Return the entries verbatim and drop every picture.

Rows from a dataset of charts and code:
========

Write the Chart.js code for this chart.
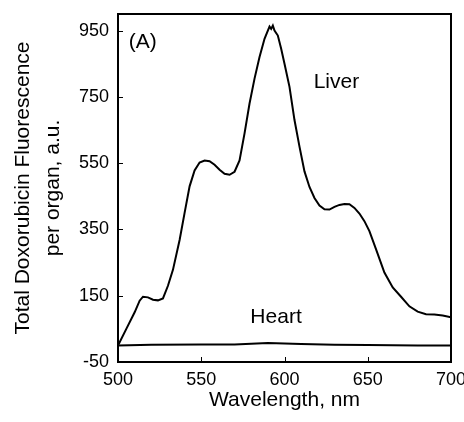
<!DOCTYPE html>
<html>
<head>
<meta charset="utf-8">
<script src="https://cdn.jsdelivr.net/npm/chart.js@4/dist/chart.umd.min.js"></script>
<style>
html,body{margin:0;padding:0;background:#fff;}
#c{display:block;}
</style>
</head>
<body>
<canvas id="c" width="464" height="422"></canvas>
<script>
// Data
const liverWavelength = [500,505,510,513,515,518,521,524,527,530,533,537,540,543,546,549,552,555,558,561,564,567,570,573,576,579,582,585,588,590,591,592,593,594,596,598,600,603,606,609,612,615,618,621,624,627,630,633,636,639,642,645,648,651,655,660,665,670,675,680,685,690,695,700];
const liverValues     = [0,50,100,135,147,145,138,136,142,180,228,318,400,480,528,552,558,556,545,530,518,515,524,558,640,730,805,870,925,950,962,955,965,950,935,895,850,780,680,600,525,478,445,422,411,410,418,424,427,426,415,398,375,345,290,220,175,147,118,102,94,93,90,85];
const heartWavelength = [500,520,550,570,580,590,600,610,630,650,680,700];
const heartValues     = [0,2,3,3,5,7,6,4,2,1,0,0];
const xTicks = [500,550,600,650,700];
const yTicks = [-50,150,350,550,750,950];
const xRange = [500,700];
const yRange = [-50,1000];
const labels = [
  {text:'(A)',   x:506.5, y:914},
  {text:'Liver', x:617.5, y:793},
  {text:'Heart', x:579.5, y:86}
];

const FONT = "'Liberation Sans', Arial, Helvetica, sans-serif";

const framePlugin = {
  id:'frame',
  afterDraw(chart){
    const ctx = chart.ctx, a = chart.chartArea;
    const xs = chart.scales.x, ys = chart.scales.y;
    ctx.save();
    ctx.strokeStyle = '#000';
    ctx.lineWidth = 1;
    ctx.beginPath();
    xs.ticks.forEach(t=>{
      const px = Math.round(xs.getPixelForValue(t.value))+0.5;
      ctx.moveTo(px, a.bottom); ctx.lineTo(px, a.bottom-5);
    });
    ys.ticks.forEach(t=>{
      const py = Math.round(ys.getPixelForValue(t.value))+0.5;
      ctx.moveTo(a.left, py); ctx.lineTo(a.left+5, py);
    });
    ctx.stroke();
    ctx.lineWidth = 2;
    ctx.strokeRect(a.left, a.top, a.right-a.left, a.bottom-a.top);
    ctx.fillStyle = '#000';
    ctx.font = '21px ' + FONT;
    ctx.textBaseline = 'middle';
    ctx.textAlign = 'left';
    labels.forEach(l=>{
      ctx.fillText(l.text, xs.getPixelForValue(l.x), ys.getPixelForValue(l.y));
    });
    ctx.restore();
  }
};

new Chart(document.getElementById('c'), {
  type:'scatter',
  data:{
    datasets:[
      {data: liverWavelength.map((w,i)=>({x:w,y:liverValues[i]})), showLine:true, borderColor:'#000', borderWidth:2, pointRadius:0, tension:0, fill:false},
      {data: heartWavelength.map((w,i)=>({x:w,y:heartValues[i]})), showLine:true, borderColor:'#000', borderWidth:2, pointRadius:0, tension:0, fill:false}
    ]
  },
  options:{
    responsive:false,
    animation:false,
    devicePixelRatio:1,
    layout:{padding:{top:14,right:13,left:0,bottom:0}},
    plugins:{legend:{display:false}, tooltip:{enabled:false}},
    scales:{
      x:{
        type:'linear', min:xRange[0], max:xRange[1],
        grid:{display:false, drawTicks:false},
        border:{display:false},
        afterBuildTicks(s){ s.ticks = xTicks.map(v=>({value:v})); },
        afterFit(s){ s.height = 60; s.paddingLeft = 0; s.paddingRight = 0; },
        ticks:{color:'#000', font:{family:FONT, size:18}, padding:7, maxRotation:0, autoSkip:false},
        title:{display:true, text:'Wavelength, nm', color:'#000', font:{family:FONT, size:21}, padding:{top:0,bottom:9}}
      },
      y:{
        type:'linear', min:yRange[0], max:yRange[1],
        grid:{display:false, drawTicks:false},
        border:{display:false},
        afterBuildTicks(s){ s.ticks = yTicks.map(v=>({value:v})); },
        afterFit(s){ s.width = 118; s.paddingTop = 0; s.paddingBottom = 0; },
        ticks:{color:'#000', font:{family:FONT, size:18}, padding:9, autoSkip:false},
        title:{display:true, text:['Total Doxorubicin Fluorescence','per organ, a.u.'], color:'#000', font:{family:FONT, size:21, lineHeight:1.4}, padding:{top:9,bottom:0}}
      }
    }
  },
  plugins:[framePlugin]
});
</script>
</body>
</html>
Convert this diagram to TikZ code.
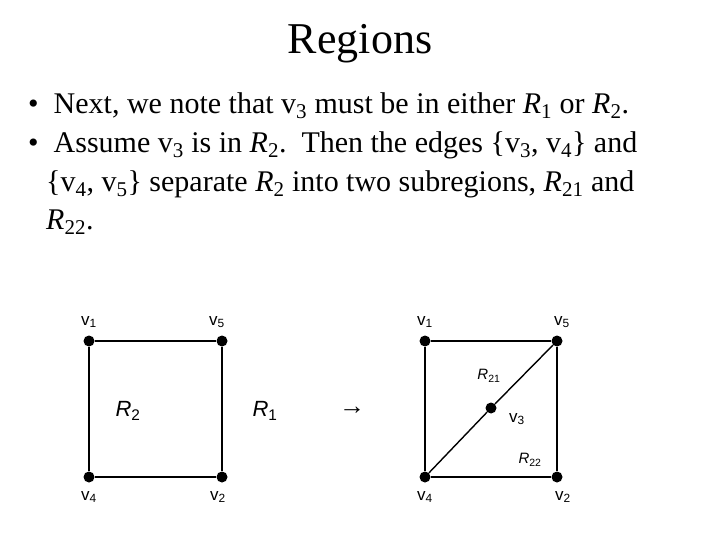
\documentclass[tikz,border=0pt]{standalone}
\usepackage{fontspec}
\setmainfont{Liberation Serif}
\newfontfamily\lab{Liberation Sans}
\newcommand{\sbs}[1]{\textsubscript{#1}}
\begin{document}
\begin{tikzpicture}[x=1pt,y=-1pt,
  dot/.style={circle,fill=black,inner sep=0pt,minimum size=11pt},
  lbl/.style={font=\lab\fontsize{17}{20}\selectfont},
  edge/.style={line width=1.4pt},
  txt/.style={anchor=west,font=\fontsize{30}{34}\selectfont,inner sep=0pt}]
\useasboundingbox (0,0) rectangle (720,540);
\node[font=\fontsize{44}{50}\selectfont] (title) at (360,44) {Regions};
\node[txt] (b1) at (28,106) {\textbullet\ \ Next, we note that v\sbs{3} must be in either \textit{R}\sbs{1} or \textit{R}\sbs{2}.};
\node[txt] (b2) at (28,145) {\textbullet\ \ Assume v\sbs{3} is in \textit{R}\sbs{2}.\ \ Then the edges \{v\sbs{3}, v\sbs{4}\} and};
\node[txt] (b3) at (46,184) {\{v\sbs{4}, v\sbs{5}\} separate \textit{R}\sbs{2} into two subregions, \textit{R}\sbs{21} and};
\node[txt] (b4) at (46,222) {\textit{R}\sbs{22}.};
% left graph
\node[dot] (a1) at (89,341) {};
\node[dot] (a5) at (222,341) {};
\node[dot] (a4) at (89,477) {};
\node[dot] (a2) at (222,477) {};
\draw[edge] (a1)--(a5)--(a2)--(a4)--(a1);
\node[lbl] (la1) at (89,322) {v\sbs{1}};
\node[lbl] (la5) at (217,322) {v\sbs{5}};
\node[lbl] (la4) at (89,497) {v\sbs{4}};
\node[lbl] (la2) at (218,497) {v\sbs{2}};
\node[lbl,font=\lab\fontsize{22}{26}\selectfont] (r2) at (128,411) {\textit{R}\sbs{2}};
\node[lbl,font=\lab\fontsize{22}{26}\selectfont] (r1) at (265,411) {\textit{R}\sbs{1}};
\node[font=\fontsize{26}{30}\selectfont] (arr) at (352,411) {→};
% right graph
\node[dot] (b1n) at (425,341) {};
\node[dot] (b5) at (557,341) {};
\node[dot] (b4n) at (425,477) {};
\node[dot] (b2n) at (557,477) {};
\node[dot] (b3) at (491,408) {};
\draw[edge] (b1n)--(b5)--(b2n)--(b4n)--(b1n);
\draw[edge] (b5)--(b3)--(b4n);
\node[lbl] (lb1) at (425,322) {v\sbs{1}};
\node[lbl] (lb5) at (562,322) {v\sbs{5}};
\node[lbl] (lb4) at (425,497) {v\sbs{4}};
\node[lbl] (lb2) at (563,497) {v\sbs{2}};
\node[lbl] (lb3) at (517,419) {v\sbs{3}};
\node[lbl,font=\lab\fontsize{15}{18}\selectfont] (r21) at (489,376) {\textit{R}\sbs{21}};
\node[lbl,font=\lab\fontsize{15}{18}\selectfont] (r22) at (530,460) {\textit{R}\sbs{22}};
\end{tikzpicture}
\end{document}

========

● SOLUTION FOR THIS PROBLEM
Write the Chart.js code for this chart.
<!DOCTYPE html>
<html>
<head>
<meta charset="utf-8">
<script src="https://cdn.jsdelivr.net/npm/chart.js@4/dist/chart.umd.min.js"></script>
<style>
html,body{margin:0;padding:0;background:#fff;}
#c{display:block;}
</style>
</head>
<body>
<canvas id="c" width="464" height="422"></canvas>
<script>
// Data
const liverWavelength = [500,505,510,513,515,518,521,524,527,530,533,537,540,543,546,549,552,555,558,561,564,567,570,573,576,579,582,585,588,590,591,592,593,594,596,598,600,603,606,609,612,615,618,621,624,627,630,633,636,639,642,645,648,651,655,660,665,670,675,680,685,690,695,700];
const liverValues     = [0,50,100,135,147,145,138,136,142,180,228,318,400,480,528,552,558,556,545,530,518,515,524,558,640,730,805,870,925,950,962,955,965,950,935,895,850,780,680,600,525,478,445,422,411,410,418,424,427,426,415,398,375,345,290,220,175,147,118,102,94,93,90,85];
const heartWavelength = [500,520,550,570,580,590,600,610,630,650,680,700];
const heartValues     = [0,2,3,3,5,7,6,4,2,1,0,0];
const xTicks = [500,550,600,650,700];
const yTicks = [-50,150,350,550,750,950];
const xRange = [500,700];
const yRange = [-50,1000];
const labels = [
  {text:'(A)',   x:506.5, y:914},
  {text:'Liver', x:617.5, y:793},
  {text:'Heart', x:579.5, y:86}
];

const FONT = "'Liberation Sans', Arial, Helvetica, sans-serif";

const framePlugin = {
  id:'frame',
  afterDraw(chart){
    const ctx = chart.ctx, a = chart.chartArea;
    const xs = chart.scales.x, ys = chart.scales.y;
    ctx.save();
    ctx.strokeStyle = '#000';
    ctx.lineWidth = 1;
    ctx.beginPath();
    xs.ticks.forEach(t=>{
      const px = Math.round(xs.getPixelForValue(t.value))+0.5;
      ctx.moveTo(px, a.bottom); ctx.lineTo(px, a.bottom-5);
    });
    ys.ticks.forEach(t=>{
      const py = Math.round(ys.getPixelForValue(t.value))+0.5;
      ctx.moveTo(a.left, py); ctx.lineTo(a.left+5, py);
    });
    ctx.stroke();
    ctx.lineWidth = 2;
    ctx.strokeRect(a.left, a.top, a.right-a.left, a.bottom-a.top);
    ctx.fillStyle = '#000';
    ctx.font = '21px ' + FONT;
    ctx.textBaseline = 'middle';
    ctx.textAlign = 'left';
    labels.forEach(l=>{
      ctx.fillText(l.text, xs.getPixelForValue(l.x), ys.getPixelForValue(l.y));
    });
    ctx.restore();
  }
};

new Chart(document.getElementById('c'), {
  type:'scatter',
  data:{
    datasets:[
      {data: liverWavelength.map((w,i)=>({x:w,y:liverValues[i]})), showLine:true, borderColor:'#000', borderWidth:2, pointRadius:0, tension:0, fill:false},
      {data: heartWavelength.map((w,i)=>({x:w,y:heartValues[i]})), showLine:true, borderColor:'#000', borderWidth:2, pointRadius:0, tension:0, fill:false}
    ]
  },
  options:{
    responsive:false,
    animation:false,
    devicePixelRatio:1,
    layout:{padding:{top:14,right:13,left:0,bottom:0}},
    plugins:{legend:{display:false}, tooltip:{enabled:false}},
    scales:{
      x:{
        type:'linear', min:xRange[0], max:xRange[1],
        grid:{display:false, drawTicks:false},
        border:{display:false},
        afterBuildTicks(s){ s.ticks = xTicks.map(v=>({value:v})); },
        afterFit(s){ s.height = 60; s.paddingLeft = 0; s.paddingRight = 0; },
        ticks:{color:'#000', font:{family:FONT, size:18}, padding:7, maxRotation:0, autoSkip:false},
        title:{display:true, text:'Wavelength, nm', color:'#000', font:{family:FONT, size:21}, padding:{top:0,bottom:9}}
      },
      y:{
        type:'linear', min:yRange[0], max:yRange[1],
        grid:{display:false, drawTicks:false},
        border:{display:false},
        afterBuildTicks(s){ s.ticks = yTicks.map(v=>({value:v})); },
        afterFit(s){ s.width = 118; s.paddingTop = 0; s.paddingBottom = 0; },
        ticks:{color:'#000', font:{family:FONT, size:18}, padding:9, autoSkip:false},
        title:{display:true, text:['Total Doxorubicin Fluorescence','per organ, a.u.'], color:'#000', font:{family:FONT, size:21, lineHeight:1.4}, padding:{top:9,bottom:0}}
      }
    }
  },
  plugins:[framePlugin]
});
</script>
</body>
</html>
Convert this diagram to TikZ code.
\documentclass[tikz,border=0pt]{standalone}
\usepackage{fontspec}
\setmainfont{Liberation Serif}
\newfontfamily\lab{Liberation Sans}
\newcommand{\sbs}[1]{\textsubscript{#1}}
\begin{document}
\begin{tikzpicture}[x=1pt,y=-1pt,
  dot/.style={circle,fill=black,inner sep=0pt,minimum size=11pt},
  lbl/.style={font=\lab\fontsize{17}{20}\selectfont},
  edge/.style={line width=1.4pt},
  txt/.style={anchor=west,font=\fontsize{30}{34}\selectfont,inner sep=0pt}]
\useasboundingbox (0,0) rectangle (720,540);
\node[font=\fontsize{44}{50}\selectfont] (title) at (360,44) {Regions};
\node[txt] (b1) at (28,106) {\textbullet\ \ Next, we note that v\sbs{3} must be in either \textit{R}\sbs{1} or \textit{R}\sbs{2}.};
\node[txt] (b2) at (28,145) {\textbullet\ \ Assume v\sbs{3} is in \textit{R}\sbs{2}.\ \ Then the edges \{v\sbs{3}, v\sbs{4}\} and};
\node[txt] (b3) at (46,184) {\{v\sbs{4}, v\sbs{5}\} separate \textit{R}\sbs{2} into two subregions, \textit{R}\sbs{21} and};
\node[txt] (b4) at (46,222) {\textit{R}\sbs{22}.};
% left graph
\node[dot] (a1) at (89,341) {};
\node[dot] (a5) at (222,341) {};
\node[dot] (a4) at (89,477) {};
\node[dot] (a2) at (222,477) {};
\draw[edge] (a1)--(a5)--(a2)--(a4)--(a1);
\node[lbl] (la1) at (89,322) {v\sbs{1}};
\node[lbl] (la5) at (217,322) {v\sbs{5}};
\node[lbl] (la4) at (89,497) {v\sbs{4}};
\node[lbl] (la2) at (218,497) {v\sbs{2}};
\node[lbl,font=\lab\fontsize{22}{26}\selectfont] (r2) at (128,411) {\textit{R}\sbs{2}};
\node[lbl,font=\lab\fontsize{22}{26}\selectfont] (r1) at (265,411) {\textit{R}\sbs{1}};
\node[font=\fontsize{26}{30}\selectfont] (arr) at (352,411) {→};
% right graph
\node[dot] (b1n) at (425,341) {};
\node[dot] (b5) at (557,341) {};
\node[dot] (b4n) at (425,477) {};
\node[dot] (b2n) at (557,477) {};
\node[dot] (b3) at (491,408) {};
\draw[edge] (b1n)--(b5)--(b2n)--(b4n)--(b1n);
\draw[edge] (b5)--(b3)--(b4n);
\node[lbl] (lb1) at (425,322) {v\sbs{1}};
\node[lbl] (lb5) at (562,322) {v\sbs{5}};
\node[lbl] (lb4) at (425,497) {v\sbs{4}};
\node[lbl] (lb2) at (563,497) {v\sbs{2}};
\node[lbl] (lb3) at (517,419) {v\sbs{3}};
\node[lbl,font=\lab\fontsize{15}{18}\selectfont] (r21) at (489,376) {\textit{R}\sbs{21}};
\node[lbl,font=\lab\fontsize{15}{18}\selectfont] (r22) at (530,460) {\textit{R}\sbs{22}};
\end{tikzpicture}
\end{document}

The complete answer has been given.